▶ [What you are asked to do] Leave out the pictures and transcribe everything else exactly.

▶ [Dataset content]
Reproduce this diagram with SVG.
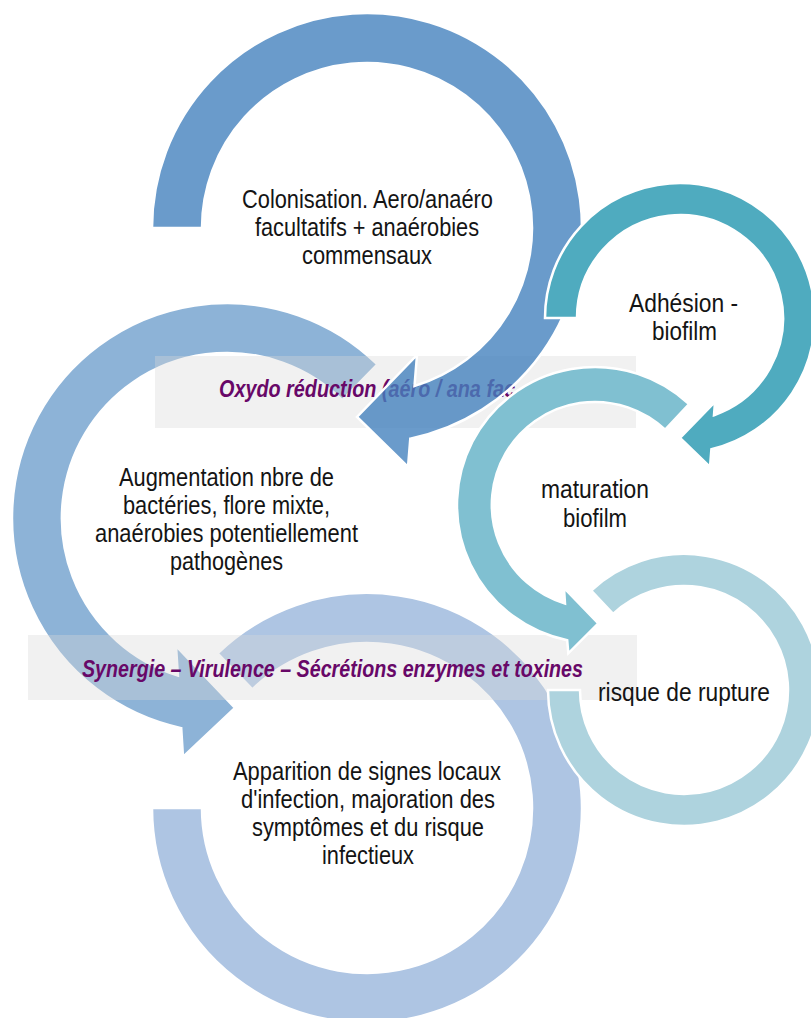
<svg xmlns="http://www.w3.org/2000/svg" width="811" height="1018" viewBox="0 0 811 1018">
<style>
.ring{stroke:#ffffff;stroke-width:2.5;stroke-linejoin:miter}
.lbl{font-family:"Liberation Sans",Arial,sans-serif;font-size:25px;fill:#141414}
.band{fill:#d9d9d9;fill-opacity:0.36}
.note{font-family:"Liberation Sans",Arial,sans-serif;font-size:23px;font-weight:bold;font-style:italic;fill:#680868}
</style>
<rect width="811" height="1018" fill="#ffffff"/>
<g id="connectors"></g>
<g id="node-augmentation">
<path class="ring" fill="#8DB3D7" d="M 377.4 364.4 A 215 215 0 1 0 181.2 728.1 L 183 757 L 235 708 L 176 646 L 177.9 675.5 A 165 165 0 1 1 342.4 400.1 Z"/>
<text class="lbl" x="119" y="486" textLength="215" lengthAdjust="spacingAndGlyphs">Augmentation nbre de</text>
<text class="lbl" x="123" y="514" textLength="207" lengthAdjust="spacingAndGlyphs">bactéries, flore mixte,</text>
<text class="lbl" x="95" y="542" textLength="263" lengthAdjust="spacingAndGlyphs">anaérobies potentiellement</text>
<text class="lbl" x="170" y="570" textLength="113" lengthAdjust="spacingAndGlyphs">pathogènes</text>
</g>
<g id="node-apparition">
<path class="ring" fill="#AEC5E3" d="M 217.6 653.3 A 215 215 0 1 1 152 808 L 202 808 A 165 165 0 1 0 252.4 689.3 Z"/>
<text class="lbl" x="233" y="780" textLength="268" lengthAdjust="spacingAndGlyphs">Apparition de signes locaux</text>
<text class="lbl" x="241" y="808" textLength="254" lengthAdjust="spacingAndGlyphs">d'infection, majoration des</text>
<text class="lbl" x="252" y="836" textLength="232" lengthAdjust="spacingAndGlyphs">symptômes et du risque</text>
<text class="lbl" x="322" y="864" textLength="92" lengthAdjust="spacingAndGlyphs">infectieux</text>
</g>
<g id="band-synergie">
<rect class="band" x="28" y="635" width="609" height="65"/>
<text class="note" x="82" y="677" textLength="501" lengthAdjust="spacingAndGlyphs">Synergie – Virulence – Sécrétions enzymes et toxines</text>
</g>
<g id="band-oxydo">
<rect class="band" x="155" y="356" width="481" height="72"/>
<text class="note" x="219" y="397" textLength="296" lengthAdjust="spacingAndGlyphs">Oxydo réduction (aéro / ana fac</text>
</g>
<g id="node-colonisation">
<path class="ring" fill="#4582BE" fill-opacity="0.8" d="M 152 228 A 215 215 0 1 1 410.3 438.6 L 408 467 L 357 417 L 417 355 L 414.5 386 A 165 165 0 1 0 202 228 Z"/>
<text class="lbl" x="242" y="208" textLength="251" lengthAdjust="spacingAndGlyphs">Colonisation. Aero/anaéro</text>
<text class="lbl" x="255" y="236" textLength="224" lengthAdjust="spacingAndGlyphs">facultatifs + anaérobies</text>
<text class="lbl" x="302" y="264" textLength="130" lengthAdjust="spacingAndGlyphs">commensaux</text>
</g>
<g id="node-adhesion">
<path class="ring" fill="#4FABBF" d="M 545 318 A 135 135 0 1 1 711.4 449.3 L 710 467 L 680 438 L 715 402 L 714 415.2 A 103 103 0 1 0 577 318 Z"/>
<text class="lbl" x="629" y="312" textLength="109" lengthAdjust="spacingAndGlyphs">Adhésion -</text>
<text class="lbl" x="652" y="340" textLength="65" lengthAdjust="spacingAndGlyphs">biofilm</text>
</g>
<g id="node-maturation">
<path class="ring" fill="#80C0D1" d="M 689.1 404.1 A 138 138 0 1 0 567.2 640.2 L 568.3 653.3 L 598.3 623.3 L 564 588 L 565 603.5 A 103 103 0 1 1 665.2 429.7 Z"/>
<text class="lbl" x="541" y="498" textLength="108" lengthAdjust="spacingAndGlyphs">maturation</text>
<text class="lbl" x="563" y="527" textLength="64" lengthAdjust="spacingAndGlyphs">biofilm</text>
</g>
<g id="node-rupture">
<path class="ring" fill="#AED3DE" d="M 591.2 590.5 A 136 136 0 1 1 548 690 L 580 690 A 104 104 0 1 0 613.1 613.9 Z"/>
<text class="lbl" x="598" y="701" textLength="172" lengthAdjust="spacingAndGlyphs">risque de rupture</text>
</g>
</svg>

▶ [Answer to the task]
Reproduce this diagram with SVG.
<svg xmlns="http://www.w3.org/2000/svg" width="811" height="1018" viewBox="0 0 811 1018">
<style>
.ring{stroke:#ffffff;stroke-width:2.5;stroke-linejoin:miter}
.lbl{font-family:"Liberation Sans",Arial,sans-serif;font-size:25px;fill:#141414}
.band{fill:#d9d9d9;fill-opacity:0.36}
.note{font-family:"Liberation Sans",Arial,sans-serif;font-size:23px;font-weight:bold;font-style:italic;fill:#680868}
</style>
<rect width="811" height="1018" fill="#ffffff"/>
<g id="connectors"></g>
<g id="node-augmentation">
<path class="ring" fill="#8DB3D7" d="M 377.4 364.4 A 215 215 0 1 0 181.2 728.1 L 183 757 L 235 708 L 176 646 L 177.9 675.5 A 165 165 0 1 1 342.4 400.1 Z"/>
<text class="lbl" x="119" y="486" textLength="215" lengthAdjust="spacingAndGlyphs">Augmentation nbre de</text>
<text class="lbl" x="123" y="514" textLength="207" lengthAdjust="spacingAndGlyphs">bactéries, flore mixte,</text>
<text class="lbl" x="95" y="542" textLength="263" lengthAdjust="spacingAndGlyphs">anaérobies potentiellement</text>
<text class="lbl" x="170" y="570" textLength="113" lengthAdjust="spacingAndGlyphs">pathogènes</text>
</g>
<g id="node-apparition">
<path class="ring" fill="#AEC5E3" d="M 217.6 653.3 A 215 215 0 1 1 152 808 L 202 808 A 165 165 0 1 0 252.4 689.3 Z"/>
<text class="lbl" x="233" y="780" textLength="268" lengthAdjust="spacingAndGlyphs">Apparition de signes locaux</text>
<text class="lbl" x="241" y="808" textLength="254" lengthAdjust="spacingAndGlyphs">d'infection, majoration des</text>
<text class="lbl" x="252" y="836" textLength="232" lengthAdjust="spacingAndGlyphs">symptômes et du risque</text>
<text class="lbl" x="322" y="864" textLength="92" lengthAdjust="spacingAndGlyphs">infectieux</text>
</g>
<g id="band-synergie">
<rect class="band" x="28" y="635" width="609" height="65"/>
<text class="note" x="82" y="677" textLength="501" lengthAdjust="spacingAndGlyphs">Synergie – Virulence – Sécrétions enzymes et toxines</text>
</g>
<g id="band-oxydo">
<rect class="band" x="155" y="356" width="481" height="72"/>
<text class="note" x="219" y="397" textLength="296" lengthAdjust="spacingAndGlyphs">Oxydo réduction (aéro / ana fac</text>
</g>
<g id="node-colonisation">
<path class="ring" fill="#4582BE" fill-opacity="0.8" d="M 152 228 A 215 215 0 1 1 410.3 438.6 L 408 467 L 357 417 L 417 355 L 414.5 386 A 165 165 0 1 0 202 228 Z"/>
<text class="lbl" x="242" y="208" textLength="251" lengthAdjust="spacingAndGlyphs">Colonisation. Aero/anaéro</text>
<text class="lbl" x="255" y="236" textLength="224" lengthAdjust="spacingAndGlyphs">facultatifs + anaérobies</text>
<text class="lbl" x="302" y="264" textLength="130" lengthAdjust="spacingAndGlyphs">commensaux</text>
</g>
<g id="node-adhesion">
<path class="ring" fill="#4FABBF" d="M 545 318 A 135 135 0 1 1 711.4 449.3 L 710 467 L 680 438 L 715 402 L 714 415.2 A 103 103 0 1 0 577 318 Z"/>
<text class="lbl" x="629" y="312" textLength="109" lengthAdjust="spacingAndGlyphs">Adhésion -</text>
<text class="lbl" x="652" y="340" textLength="65" lengthAdjust="spacingAndGlyphs">biofilm</text>
</g>
<g id="node-maturation">
<path class="ring" fill="#80C0D1" d="M 689.1 404.1 A 138 138 0 1 0 567.2 640.2 L 568.3 653.3 L 598.3 623.3 L 564 588 L 565 603.5 A 103 103 0 1 1 665.2 429.7 Z"/>
<text class="lbl" x="541" y="498" textLength="108" lengthAdjust="spacingAndGlyphs">maturation</text>
<text class="lbl" x="563" y="527" textLength="64" lengthAdjust="spacingAndGlyphs">biofilm</text>
</g>
<g id="node-rupture">
<path class="ring" fill="#AED3DE" d="M 591.2 590.5 A 136 136 0 1 1 548 690 L 580 690 A 104 104 0 1 0 613.1 613.9 Z"/>
<text class="lbl" x="598" y="701" textLength="172" lengthAdjust="spacingAndGlyphs">risque de rupture</text>
</g>
</svg>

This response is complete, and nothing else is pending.